** Problem **
Copy all the entries word for word, but omit the pictures.

** Data to use **
┄┄┄┄┄┄┄┄┄┄┄┄┄┄┄┄┄┄┄┄
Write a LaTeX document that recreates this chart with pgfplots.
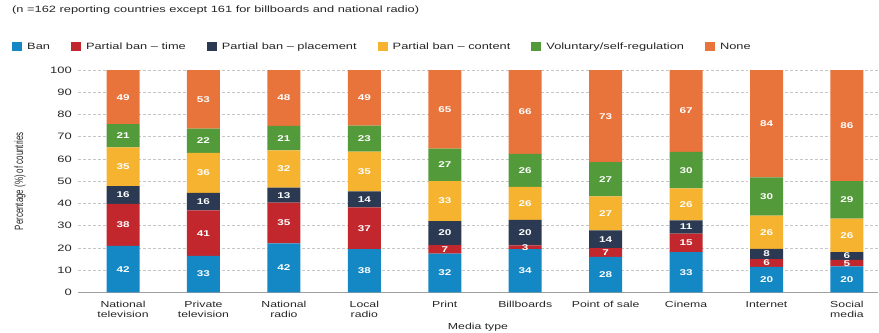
\documentclass[border=0pt]{standalone}
\usepackage{fontspec}
\setmainfont{Liberation Sans}
\newfontfamily\widefont[FakeStretch=1.4]{Liberation Sans}
\newfontfamily\narrowfont[FakeStretch=0.66]{Liberation Sans}
\usepackage{pgfplots}
\usepackage{pgfplotstable}
\pgfplotsset{compat=1.18}
\definecolor{cBan}{HTML}{1487C5}
\definecolor{cTime}{HTML}{C1272D}
\definecolor{cPlace}{HTML}{2B3A52}
\definecolor{cContent}{HTML}{F6B330}
\definecolor{cVol}{HTML}{529A3A}
\definecolor{cNone}{HTML}{E8743B}

\pgfplotstableread{
x ban time place content vol none total
0 42 38 16 35 21 49 201
1 33 41 16 36 22 53 201
2 42 35 13 32 21 48 191
3 38 37 14 35 23 49 196
4 32 7 20 33 27 65 184
5 34 3 20 26 26 66 175
6 28 7 14 27 27 73 176
7 33 15 11 26 30 67 182
8 20 6 8 26 30 84 174
9 20 5 6 26 29 86 172
}\data

\pgfplotsset{
  seg/.style={fill=#1, draw=none},
}

\begin{document}
\begin{tikzpicture}
\useasboundingbox (-78bp,-40.7bp) rectangle (801bp,292.3bp);
\begin{axis}[
  at={(0,0)}, anchor=south west,
  scale only axis, width=800bp, height=222.3bp,
  ybar stacked, bar width=33bp,
  xmin=-0.56, xmax=9.386, ymin=0, ymax=100.02,
  enlargelimits=false,
  xtick={0,...,9},
  xticklabels={{National\\television},{Private\\television},{National\\radio},{Local\\radio},{Print},{Billboards},{Point of sale},{Cinema},{Internet},{Social\\media}},
  ytick={0,10,...,100},
  major tick length=0pt,
  /pgf/number format/assume math mode=true,
  axis x line*=bottom, axis y line*=left,
  y axis line style={draw=none},
  x axis line style={draw=gray!75, line width=0.6pt},
  ymajorgrids, major grid style={densely dashed, gray!45, line width=0.5pt},
  xticklabel style={align=center, anchor=north, inner sep=0pt, yshift=-8.5bp,
    font=\widefont\fontsize{8.8}{10}\selectfont, text=black!85},
  yticklabel style={anchor=east, inner sep=0pt, xshift=-6bp,
    font=\widefont\fontsize{9.3}{10}\selectfont, text=black!85},
  xlabel={Media type},
  xlabel style={at={(axis description cs:0.5,0)}, anchor=center, yshift=-35bp,
    font=\widefont\fontsize{8.8}{10}\selectfont, text=black!85},
  ylabel={Percentage (\%) of countries},
  ylabel style={at={(axis description cs:-0.0725,0.5)}, anchor=center, rotate=0,
    font=\narrowfont\fontsize{12}{13}\selectfont, text=black!85},
  title={(n =162 reporting countries except 161 for billboards and national radio)},
  title style={at={(axis description cs:-0.0825,1.243)}, anchor=west, inner sep=0pt,
    font=\widefont\fontsize{9.2}{10}\selectfont, text=black!85},
  legend columns=6,
  legend style={at={(axis description cs:-0.0825,1.1035)}, anchor=west,
    draw=none, fill=none, inner sep=0pt,
    nodes={inner sep=0pt, font=\widefont\fontsize{9.2}{10}\selectfont, text=black!85},
    /tikz/every odd column/.append style={column sep=5bp},
    /tikz/every even column/.append style={column sep=21bp}},
  legend image code/.code={\path[#1,draw=none] (0bp,-4.5bp) rectangle (10bp,4.5bp);},
  point meta=explicit,
  nodes near coords,
  every node near coord/.append style={anchor=center,
    font=\widefont\bfseries\fontsize{8.4}{9}\selectfont, text=white, inner sep=0pt},
]
\addplot[seg=cBan] table[x=x, y expr=\thisrow{ban}/\thisrow{total}*100, meta=ban] {\data};
\addplot[seg=cTime] table[x=x, y expr=\thisrow{time}/\thisrow{total}*100, meta=time] {\data};
\addplot[seg=cPlace] table[x=x, y expr=\thisrow{place}/\thisrow{total}*100, meta=place] {\data};
\addplot[seg=cContent] table[x=x, y expr=\thisrow{content}/\thisrow{total}*100, meta=content] {\data};
\addplot[seg=cVol] table[x=x, y expr=\thisrow{vol}/\thisrow{total}*100, meta=vol] {\data};
\addplot[seg=cNone] table[x=x, y expr=\thisrow{none}/\thisrow{total}*100, meta=none] {\data};
\legend{Ban, Partial ban \textendash{} time, Partial ban \textendash{} placement, Partial ban \textendash{} content, Voluntary/self-regulation, None}
\end{axis}
\end{tikzpicture}
\end{document}
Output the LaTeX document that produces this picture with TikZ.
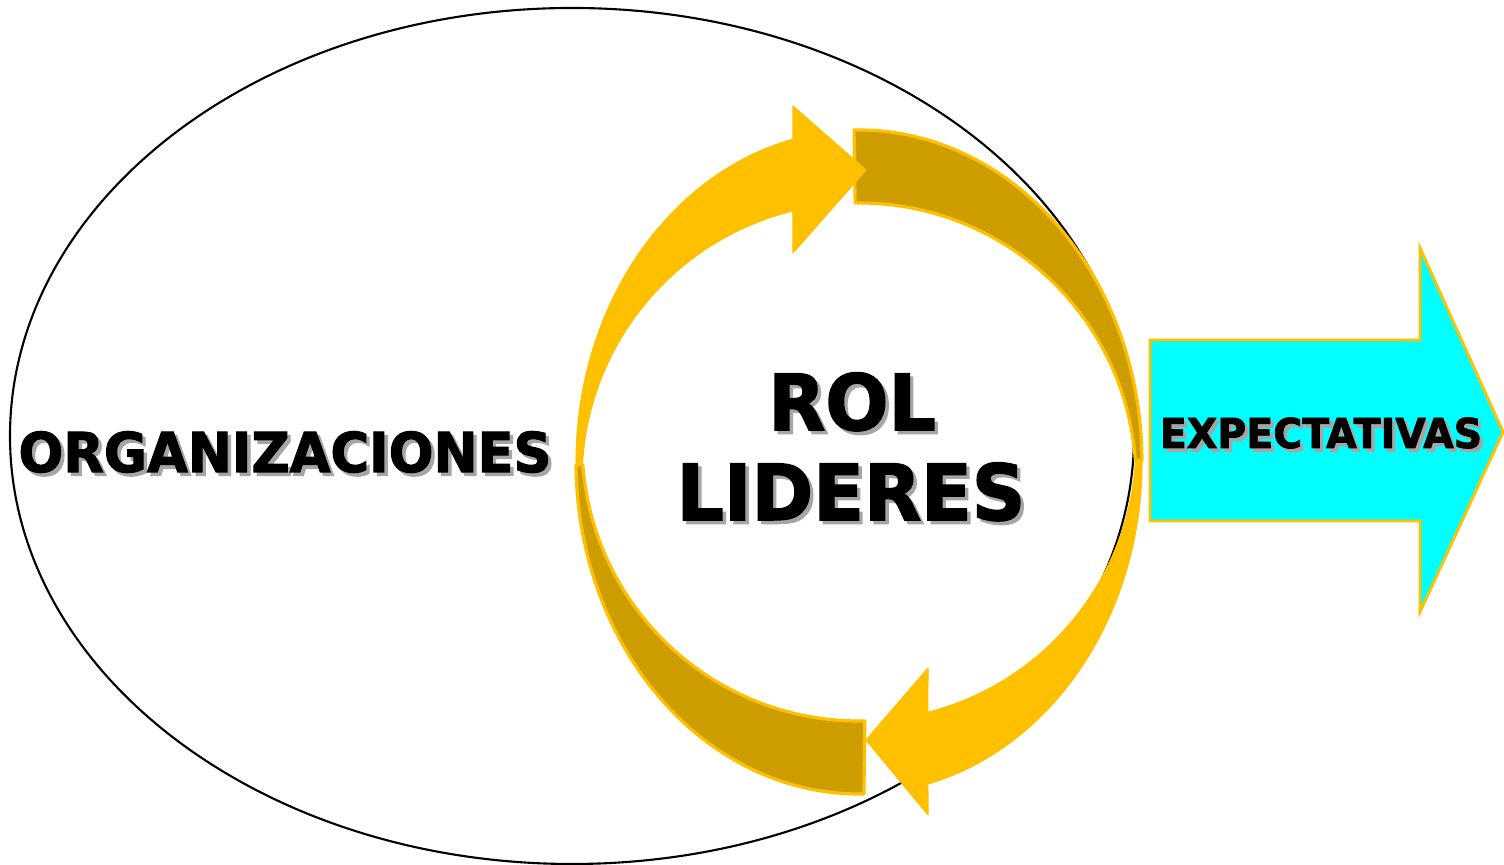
\documentclass[tikz,border=0pt]{standalone}
\usepackage{fontspec}
\setmainfont{DejaVu Sans}
\definecolor{gold}{HTML}{FFC000}
\definecolor{darkgold}{HTML}{CD9D00}
\definecolor{aqua}{HTML}{00FFFF}
\newcommand{\shtext}[1]{\makebox[0pt][l]{\kern1pt\raisebox{-1pt}{\textcolor{black!35}{#1}}}#1}
\tikzset{
  darkband/.style={fill=darkgold, draw=gold, line width=0.9pt, line join=round},
  goldarrow/.style={fill=gold, draw=gold, line width=0.3pt, line join=round},
  cyanarrow/.style={fill=aqua, draw=gold, line width=0.8pt},
  bigword/.style={anchor=base, inner sep=0pt, font=\bfseries\fontsize{#1}{#1}\selectfont\addfontfeature{FakeBold=2}},
}
\begin{document}
\begin{tikzpicture}[x=0.01cm,y=0.01cm]
\useasboundingbox (0,0) rectangle (1504,865);
\path[draw,line width=0.6pt,fill=white] (572,429) ellipse [x radius=562, y radius=428];

\coordinate (ring) at (859,403);
\coordinate (topc) at (859,385);
\coordinate (botc) at (859,421);

\path[darkband] ([shift={(ring)}]91:283 and 332) arc[start angle=91, end angle=0.3, x radius=283, y radius=332]
  -- ([shift={(topc)}]4.1:277) arc[start angle=4.1, end angle=90.8, radius=277] -- cycle;
\path[darkband] ([shift={(ring)}]180.5:283 and 332) arc[start angle=180.5, end angle=271, x radius=283, y radius=332]
  -- ([shift={(botc)}]271.2:277) arc[start angle=271.2, end angle=184.3, radius=277] -- cycle;

\path[goldarrow] ([shift={(ring)}]180.5:283 and 332) arc[start angle=180.5, end angle=103.5, x radius=283, y radius=332]
  -- (793,759) -- (866,695) -- (793,612)
  -- ([shift={(topc)}]103.8:277) arc[start angle=103.8, end angle=176.9, radius=277] -- cycle;
\path[goldarrow] ([shift={(ring)}]0.3:283 and 332) arc[start angle=0.3, end angle=-75.9, x radius=283, y radius=332]
  -- (928,50) -- (866,125) -- (928,197)
  -- ([shift={(botc)}]-75.6:277) arc[start angle=-75.6, end angle=-3.3, radius=277] -- cycle;

\path[cyanarrow] (1150,344) -- (1420,344) -- (1420,253) -- (1503,433) -- (1420,617) -- (1420,525) -- (1150,525) -- cycle;

\node[bigword=15.6] (org) at (285,393) {\scalebox{0.96}[1]{\shtext{ORGANIZACIONES}}};
\node[bigword=22] (rol) at (852,435) {\scalebox{0.96}[1]{\shtext{ROL}}};
\node[bigword=22] (lid) at (851,345) {\scalebox{0.96}[1]{\shtext{LIDERES}}};
\node[bigword=11.7] (exp) at (1321,417) {\scalebox{0.96}[1]{\shtext{EXPECTATIVAS}}};
\end{tikzpicture}
\end{document}
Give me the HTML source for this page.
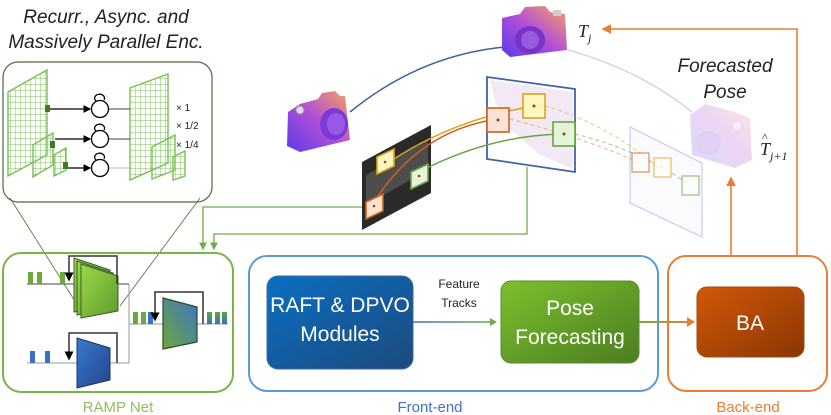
┄┄┄┄┄┄┄┄┄┄┄┄┄┄┄┄┄┄┄┄
** The answer **
Write a LaTeX document that recreates this chart with pgfplots.
\documentclass[border=0pt]{standalone}
\usepackage{fontspec}
\setmainfont{Liberation Sans}
\newfontfamily\widefont[FakeStretch=1.4]{Liberation Sans}
\newfontfamily\narrowfont[FakeStretch=0.66]{Liberation Sans}
\usepackage{pgfplots}
\usepackage{pgfplotstable}
\pgfplotsset{compat=1.18}
\definecolor{cBan}{HTML}{1487C5}
\definecolor{cTime}{HTML}{C1272D}
\definecolor{cPlace}{HTML}{2B3A52}
\definecolor{cContent}{HTML}{F6B330}
\definecolor{cVol}{HTML}{529A3A}
\definecolor{cNone}{HTML}{E8743B}

\pgfplotstableread{
x ban time place content vol none total
0 42 38 16 35 21 49 201
1 33 41 16 36 22 53 201
2 42 35 13 32 21 48 191
3 38 37 14 35 23 49 196
4 32 7 20 33 27 65 184
5 34 3 20 26 26 66 175
6 28 7 14 27 27 73 176
7 33 15 11 26 30 67 182
8 20 6 8 26 30 84 174
9 20 5 6 26 29 86 172
}\data

\pgfplotsset{
  seg/.style={fill=#1, draw=none},
}

\begin{document}
\begin{tikzpicture}
\useasboundingbox (-78bp,-40.7bp) rectangle (801bp,292.3bp);
\begin{axis}[
  at={(0,0)}, anchor=south west,
  scale only axis, width=800bp, height=222.3bp,
  ybar stacked, bar width=33bp,
  xmin=-0.56, xmax=9.386, ymin=0, ymax=100.02,
  enlargelimits=false,
  xtick={0,...,9},
  xticklabels={{National\\television},{Private\\television},{National\\radio},{Local\\radio},{Print},{Billboards},{Point of sale},{Cinema},{Internet},{Social\\media}},
  ytick={0,10,...,100},
  major tick length=0pt,
  /pgf/number format/assume math mode=true,
  axis x line*=bottom, axis y line*=left,
  y axis line style={draw=none},
  x axis line style={draw=gray!75, line width=0.6pt},
  ymajorgrids, major grid style={densely dashed, gray!45, line width=0.5pt},
  xticklabel style={align=center, anchor=north, inner sep=0pt, yshift=-8.5bp,
    font=\widefont\fontsize{8.8}{10}\selectfont, text=black!85},
  yticklabel style={anchor=east, inner sep=0pt, xshift=-6bp,
    font=\widefont\fontsize{9.3}{10}\selectfont, text=black!85},
  xlabel={Media type},
  xlabel style={at={(axis description cs:0.5,0)}, anchor=center, yshift=-35bp,
    font=\widefont\fontsize{8.8}{10}\selectfont, text=black!85},
  ylabel={Percentage (\%) of countries},
  ylabel style={at={(axis description cs:-0.0725,0.5)}, anchor=center, rotate=0,
    font=\narrowfont\fontsize{12}{13}\selectfont, text=black!85},
  title={(n =162 reporting countries except 161 for billboards and national radio)},
  title style={at={(axis description cs:-0.0825,1.243)}, anchor=west, inner sep=0pt,
    font=\widefont\fontsize{9.2}{10}\selectfont, text=black!85},
  legend columns=6,
  legend style={at={(axis description cs:-0.0825,1.1035)}, anchor=west,
    draw=none, fill=none, inner sep=0pt,
    nodes={inner sep=0pt, font=\widefont\fontsize{9.2}{10}\selectfont, text=black!85},
    /tikz/every odd column/.append style={column sep=5bp},
    /tikz/every even column/.append style={column sep=21bp}},
  legend image code/.code={\path[#1,draw=none] (0bp,-4.5bp) rectangle (10bp,4.5bp);},
  point meta=explicit,
  nodes near coords,
  every node near coord/.append style={anchor=center,
    font=\widefont\bfseries\fontsize{8.4}{9}\selectfont, text=white, inner sep=0pt},
]
\addplot[seg=cBan] table[x=x, y expr=\thisrow{ban}/\thisrow{total}*100, meta=ban] {\data};
\addplot[seg=cTime] table[x=x, y expr=\thisrow{time}/\thisrow{total}*100, meta=time] {\data};
\addplot[seg=cPlace] table[x=x, y expr=\thisrow{place}/\thisrow{total}*100, meta=place] {\data};
\addplot[seg=cContent] table[x=x, y expr=\thisrow{content}/\thisrow{total}*100, meta=content] {\data};
\addplot[seg=cVol] table[x=x, y expr=\thisrow{vol}/\thisrow{total}*100, meta=vol] {\data};
\addplot[seg=cNone] table[x=x, y expr=\thisrow{none}/\thisrow{total}*100, meta=none] {\data};
\legend{Ban, Partial ban \textendash{} time, Partial ban \textendash{} placement, Partial ban \textendash{} content, Voluntary/self-regulation, None}
\end{axis}
\end{tikzpicture}
\end{document}
Output the LaTeX document that produces this picture with TikZ.
\documentclass[tikz,border=0pt]{standalone}
\usepackage{fontspec}
\setmainfont{DejaVu Sans}
\definecolor{gold}{HTML}{FFC000}
\definecolor{darkgold}{HTML}{CD9D00}
\definecolor{aqua}{HTML}{00FFFF}
\newcommand{\shtext}[1]{\makebox[0pt][l]{\kern1pt\raisebox{-1pt}{\textcolor{black!35}{#1}}}#1}
\tikzset{
  darkband/.style={fill=darkgold, draw=gold, line width=0.9pt, line join=round},
  goldarrow/.style={fill=gold, draw=gold, line width=0.3pt, line join=round},
  cyanarrow/.style={fill=aqua, draw=gold, line width=0.8pt},
  bigword/.style={anchor=base, inner sep=0pt, font=\bfseries\fontsize{#1}{#1}\selectfont\addfontfeature{FakeBold=2}},
}
\begin{document}
\begin{tikzpicture}[x=0.01cm,y=0.01cm]
\useasboundingbox (0,0) rectangle (1504,865);
\path[draw,line width=0.6pt,fill=white] (572,429) ellipse [x radius=562, y radius=428];

\coordinate (ring) at (859,403);
\coordinate (topc) at (859,385);
\coordinate (botc) at (859,421);

\path[darkband] ([shift={(ring)}]91:283 and 332) arc[start angle=91, end angle=0.3, x radius=283, y radius=332]
  -- ([shift={(topc)}]4.1:277) arc[start angle=4.1, end angle=90.8, radius=277] -- cycle;
\path[darkband] ([shift={(ring)}]180.5:283 and 332) arc[start angle=180.5, end angle=271, x radius=283, y radius=332]
  -- ([shift={(botc)}]271.2:277) arc[start angle=271.2, end angle=184.3, radius=277] -- cycle;

\path[goldarrow] ([shift={(ring)}]180.5:283 and 332) arc[start angle=180.5, end angle=103.5, x radius=283, y radius=332]
  -- (793,759) -- (866,695) -- (793,612)
  -- ([shift={(topc)}]103.8:277) arc[start angle=103.8, end angle=176.9, radius=277] -- cycle;
\path[goldarrow] ([shift={(ring)}]0.3:283 and 332) arc[start angle=0.3, end angle=-75.9, x radius=283, y radius=332]
  -- (928,50) -- (866,125) -- (928,197)
  -- ([shift={(botc)}]-75.6:277) arc[start angle=-75.6, end angle=-3.3, radius=277] -- cycle;

\path[cyanarrow] (1150,344) -- (1420,344) -- (1420,253) -- (1503,433) -- (1420,617) -- (1420,525) -- (1150,525) -- cycle;

\node[bigword=15.6] (org) at (285,393) {\scalebox{0.96}[1]{\shtext{ORGANIZACIONES}}};
\node[bigword=22] (rol) at (852,435) {\scalebox{0.96}[1]{\shtext{ROL}}};
\node[bigword=22] (lid) at (851,345) {\scalebox{0.96}[1]{\shtext{LIDERES}}};
\node[bigword=11.7] (exp) at (1321,417) {\scalebox{0.96}[1]{\shtext{EXPECTATIVAS}}};
\end{tikzpicture}
\end{document}
Give me the HTML source for this page.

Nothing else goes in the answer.